Sunday, May 24, 2009

Crop Circles

Flying to San Francisco my eye was drawn to crop circles. I don’t mean the kind of crop circles that were supposedly created by aliens and made such a stir a few years ago in England, I mean the kind created by pivot irrigation as in the photograph here. When I first came to the southwest from Michigan, (where water is never in short supply), I had no idea what I was seeing. Nothing in nature makes a perfect circle, and I did not understand why any farmer would irrigate in a fashion that left some of his land too dry to cultivate.

In the Midwest where water is plentiful and the land rich, farmers more and more cultivate every square inch that they own. It is a perpetual effort to persuade landowners to leave some small portion of land uncultivated so animals and game and song birds have a place live.

After a little time I finally understood why farmers acted differently here in the southwest.
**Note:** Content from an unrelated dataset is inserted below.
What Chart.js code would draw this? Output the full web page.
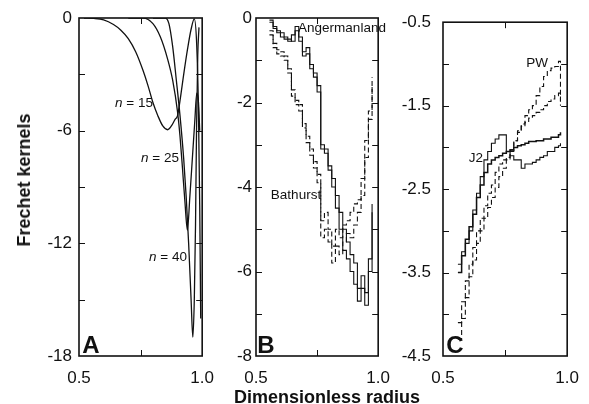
<!DOCTYPE html>
<html>
<head>
<meta charset="utf-8">
<script src="https://cdn.jsdelivr.net/npm/chart.js@4/dist/chart.umd.min.js"></script>
<style>
  html, body { margin: 0; padding: 0; background: #fff; overflow: hidden; }
  body { width: 589px; height: 404px; position: relative; font-family: "Liberation Sans", Arial, sans-serif; color: #111; }
  canvas { position: absolute; top: 0; }
  .t { position: absolute; transform: translate(-50%, -50%); white-space: nowrap; line-height: 1; font-size: 13.5px; }
  .b { font-weight: bold; }
  .pl { font-weight: bold; font-size: 24px; }
</style>
</head>
<body>
<canvas id="cA" width="206" height="404" style="left:20px"></canvas>
<canvas id="cB" width="206" height="404" style="left:196px"></canvas>
<canvas id="cC" width="208" height="404" style="left:383px"></canvas>

<div class="t b" style="left:24px;top:180px;font-size:18px;transform:translate(-50%,-50%) rotate(-90deg)">Frechet kernels</div>
<div class="t b" style="left:327px;top:397px;font-size:18px">Dimensionless radius</div>

<div class="t" style="left:134px;top:103px"><i>n</i> = 15</div>
<div class="t" style="left:160px;top:158px"><i>n</i> = 25</div>
<div class="t" style="left:168px;top:257px"><i>n</i> = 40</div>
<div class="t" style="left:342px;top:28px">Angermanland</div>
<div class="t" style="left:296px;top:195px">Bathurst</div>
<div class="t" style="left:537px;top:63px">PW</div>
<div class="t" style="left:476px;top:158px">J2</div>

<div class="t pl" style="left:91px;top:345px">A</div>
<div class="t pl" style="left:266px;top:345px">B</div>
<div class="t pl" style="left:455px;top:345px">C</div>

<script>
// panel A: kernels for three overtones
const xN15 = [0.52, 0.56, 0.6, 0.64, 0.67, 0.7, 0.73, 0.76, 0.78, 0.8, 0.82, 0.84, 0.86, 0.875, 0.89, 0.9, 0.91, 0.925, 0.94, 0.955, 0.968, 0.978, 0.985, 0.99, 0.994];
const yN15 = [0, -0.02, -0.1, -0.35, -0.65, -1.1, -1.8, -2.8, -3.6, -4.5, -5.2, -5.75, -5.95, -5.75, -5.4, -5.2, -4.4, -3.0, -1.7, -0.6, -0.05, -1.5, -5, -10, -16];
const xN25 = [0.7, 0.76, 0.8, 0.83, 0.86, 0.88, 0.9, 0.91, 0.92, 0.93, 0.94, 0.95, 0.96, 0.97, 0.978, 0.985, 0.99];
const yN25 = [0, 0, -0.3, -1.0, -2.2, -3.3, -5.0, -6.3, -8.0, -9.8, -11.3, -9.5, -7.5, -5.5, -4.0, -4.5, -6.0];
const xN40 = [0.8, 0.85, 0.865, 0.88, 0.895, 0.91, 0.925, 0.935, 0.945, 0.955, 0.962, 0.968, 0.973, 0.977, 0.982, 0.987];
const yN40 = [0, 0, -0.3, -1.5, -3.3, -5.2, -7.5, -9.5, -12, -15, -17, -15, -11, -6, -2, -0.5];

// panel B: Angermanland (solid pair) and Bathurst (dashed pair)
const xB = [0.555, 0.57, 0.585, 0.60, 0.615, 0.63, 0.645, 0.66, 0.675, 0.69, 0.705, 0.72, 0.735, 0.75, 0.765, 0.78, 0.795, 0.81, 0.825, 0.84, 0.855, 0.87, 0.885, 0.90, 0.915, 0.93, 0.945, 0.96, 0.975];
const angHi = [-0.1, -0.2, -0.3, -0.35, -0.45, -0.55, -0.4, -0.2, -0.45, -0.8, -0.7, -1.1, -1.3, -1.6, -3.0, -3.1, -3.5, -3.8, -4.2, -4.6, -5.0, -5.3, -5.6, -5.8, -6.4, -6.1, -6.5, -5.7, -4.4];
const angLo = [-0.05, -0.25, -0.35, -0.45, -0.5, -0.5, -0.55, -0.3, -0.55, -0.9, -0.85, -1.2, -1.4, -1.75, -3.1, -3.2, -3.6, -4.0, -4.5, -5.0, -5.5, -5.7, -6.0, -6.3, -6.7, -6.4, -6.8, -6.0, -4.6];
const batHi = [-0.3, -0.6, -0.75, -0.8, -0.9, -1.2, -1.7, -1.95, -2.05, -2.5, -2.8, -3.1, -3.4, -3.7, -4.8, -4.6, -5.0, -5.4, -5.0, -5.2, -4.9, -4.8, -4.6, -4.4, -4.3, -3.8, -2.9, -2.2, -1.4];
const batLo = [-0.4, -0.7, -0.85, -0.9, -1.0, -1.3, -1.85, -2.05, -2.2, -2.6, -2.95, -3.25, -3.55, -3.9, -5.2, -5.0, -5.3, -5.8, -5.4, -5.6, -5.3, -5.1, -5.2, -4.9, -4.6, -4.2, -3.3, -2.4, -1.6];

// panel C: J2 (solid pair) and PW (dashed pair)
const xC = [0.56, 0.575, 0.59, 0.605, 0.62, 0.635, 0.65, 0.665, 0.68, 0.695, 0.71, 0.725, 0.74, 0.755, 0.77, 0.785, 0.80, 0.815, 0.83, 0.845, 0.86, 0.875, 0.89, 0.905, 0.92, 0.935, 0.95, 0.965, 0.973];
const j2a = [-3.5, -3.3, -3.1, -2.95, -2.8, -2.6, -2.45, -2.3, -2.2, -2.15, -2.12, -2.1, -2.07, -2.05, -2.03, -2.0, -1.98, -1.97, -1.95, -1.93, -1.93, -1.92, -1.92, -1.9, -1.9, -1.88, -1.88, -1.85, -1.82];
const j2b = [-3.4, -3.25, -3.15, -3.0, -2.75, -2.55, -2.35, -2.15, -2.05, -1.95, -1.9, -1.85, -1.85, -2.05, -2.1, -2.15, -2.15, -2.25, -2.2, -2.2, -2.18, -2.15, -2.12, -2.1, -2.05, -2.05, -2.0, -1.98, -1.95];
const pwA = [-4.1, -3.85, -3.6, -3.4, -3.2, -3.0, -2.85, -2.7, -2.55, -2.45, -2.3, -2.2, -2.15, -2.12, -2.03, -1.92, -1.8, -1.72, -1.62, -1.55, -1.5, -1.38, -1.27, -1.15, -1.08, -1.05, -1.03, -0.97, -1.45];
const pwB = [-4.3, -4.05, -3.8, -3.55, -3.35, -3.15, -3.0, -2.85, -2.72, -2.6, -2.48, -2.35, -2.25, -2.15, -2.05, -1.92, -1.82, -1.75, -1.7, -1.65, -1.62, -1.58, -1.55, -1.5, -1.45, -1.42, -1.38, -1.35, -1.5];

const INK = "#111";
const FONT = { family: "'Liberation Sans', Arial, sans-serif", size: 17 };

const pts = (xs, ys) => xs.map((x, i) => ({ x, y: ys[i] }));

// frame + inward ticks on all four sides
const frameTicks = {
  id: "frameTicks",
  afterDraw(chart) {
    const { ctx, chartArea: a, scales } = chart;
    const len = 6;
    ctx.save();
    ctx.strokeStyle = INK;
    ctx.lineWidth = 1;
    ctx.beginPath();
    scales.y.ticks.forEach((t) => {
      const y = Math.round(scales.y.getPixelForValue(t.value)) + 0.5;
      if (y <= a.top + 2 || y >= a.bottom - 2) return;
      ctx.moveTo(a.left, y); ctx.lineTo(a.left + len, y);
      ctx.moveTo(a.right, y); ctx.lineTo(a.right - len, y);
    });
    scales.x.ticks.forEach((t) => {
      const x = Math.round(scales.x.getPixelForValue(t.value)) + 0.5;
      if (x <= a.left + 2 || x >= a.right - 2) return;
      ctx.moveTo(x, a.bottom); ctx.lineTo(x, a.bottom - len);
      ctx.moveTo(x, a.top); ctx.lineTo(x, a.top + len);
    });
    ctx.stroke();
    ctx.lineWidth = 1.6;
    ctx.strokeRect(a.left, a.top, a.right - a.left, a.bottom - a.top);
    ctx.restore();
  },
};

function makePanel(id, datasets, y, yWidth, yPad, rightPad) {
  return new Chart(document.getElementById(id), {
    type: "line",
    data: { datasets },
    options: {
      responsive: false, animation: false, devicePixelRatio: 1,
      layout: { padding: { top: 18, right: rightPad, left: 0, bottom: 0 } },
      plugins: { legend: { display: false }, tooltip: { enabled: false } },
      elements: { point: { radius: 0 }, line: { borderColor: INK, borderWidth: 1.1 } },
      scales: {
        x: {
          type: "linear", min: 0.5, max: 1.0,
          grid: { display: false, drawTicks: false }, border: { display: false },
          ticks: { stepSize: 0.25, autoSkip: false, maxRotation: 0, padding: 12, color: INK, font: FONT,
                   callback: (v) => (v === 0.75 ? "" : v.toFixed(1)) },
          afterFit: (s) => { s.height = 48; },
        },
        y: {
          type: "linear", min: y.min, max: y.max,
          grid: { display: false, drawTicks: false }, border: { display: false },
          ticks: { stepSize: y.step, autoSkip: false, padding: yPad, color: INK, font: FONT, callback: y.label },
          afterFit: (s) => { s.width = yWidth; },
        },
      },
    },
    plugins: [frameTicks],
  });
}

const smooth = (xs, ys) => ({ data: pts(xs, ys), cubicInterpolationMode: "monotone", borderWidth: 1.3 });
const step = (xs, ys, dashed, w) => ({ data: pts(xs, ys), stepped: true, borderWidth: w || 1.1, borderDash: dashed ? [5, 3] : [] });

makePanel("cA", [smooth(xN15, yN15), smooth(xN25, yN25), smooth(xN40, yN40)],
  { min: -18, max: 0, step: 3, label: (v) => (v % 6 === 0 ? String(v) : "") }, 59, 7, 16);

makePanel("cB", [step(xB, angHi, false), step(xB, angLo, false), step(xB, batHi, true), step(xB, batLo, true)],
  { min: -8, max: 0, step: 1, label: (v) => (v % 2 === 0 ? String(v) : "") }, 60, 4, 16);

makePanel("cC", [step(xC, j2a, false, 1.5), step(xC, j2b, false), step(xC, pwA, true), step(xC, pwB, true)],
  { min: -4.5, max: -0.5, step: 0.5, label: (v) => (Math.abs((v * 2) % 2) === 1 ? v.toFixed(1) : "") }, 60, 12, 16);
</script>
</body>
</html>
It is water that is valuable, not land. Land is relatively cheap. The problem is that there is not enough water to irrigate it all, or even any large portion of it.
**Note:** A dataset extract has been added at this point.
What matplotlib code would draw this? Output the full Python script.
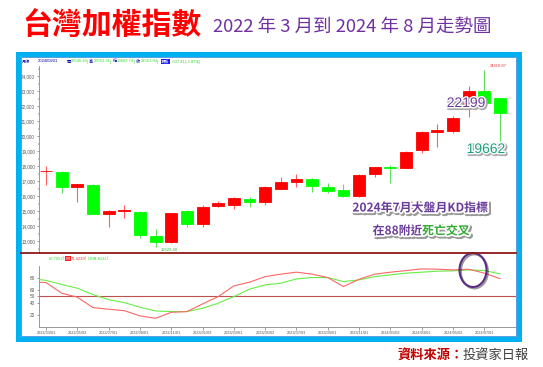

In much of west Texas and north along the high plains, the primary source of water for irrigation is the Ogallala Aquifer. The origin of the Ogallala Aquifer dates back between two and six million years ago. Since the Ogallala started to be used for irrigation in the 1950s, its water level has dropped almost 9%. More efficient means of water use—including pivot irrigation—have slowed the decline in recent years. As you can see from the map of the Ogallala, some regions of the aquifer have actually begun to see rises in its level, while others have continued to decline.
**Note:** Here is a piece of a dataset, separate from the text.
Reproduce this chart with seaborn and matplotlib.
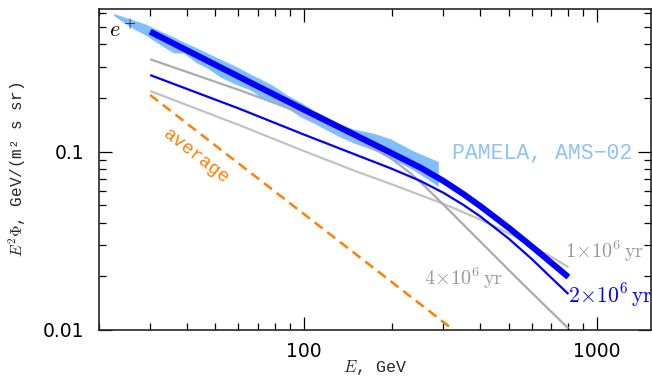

At least in Texas it’s clear that we have to do even more work on water conservation or some day the level of the Ogallala will drop so far that irrigation will become impractical, and I won’t see any more crop circles flying to San Francisco. If that should come, and global warming threatens to bring that day about more quickly, it will mean that thousands of acres of now productive land will have been lost, and a way of life on Texas ranches and farms will come closer to disappearing.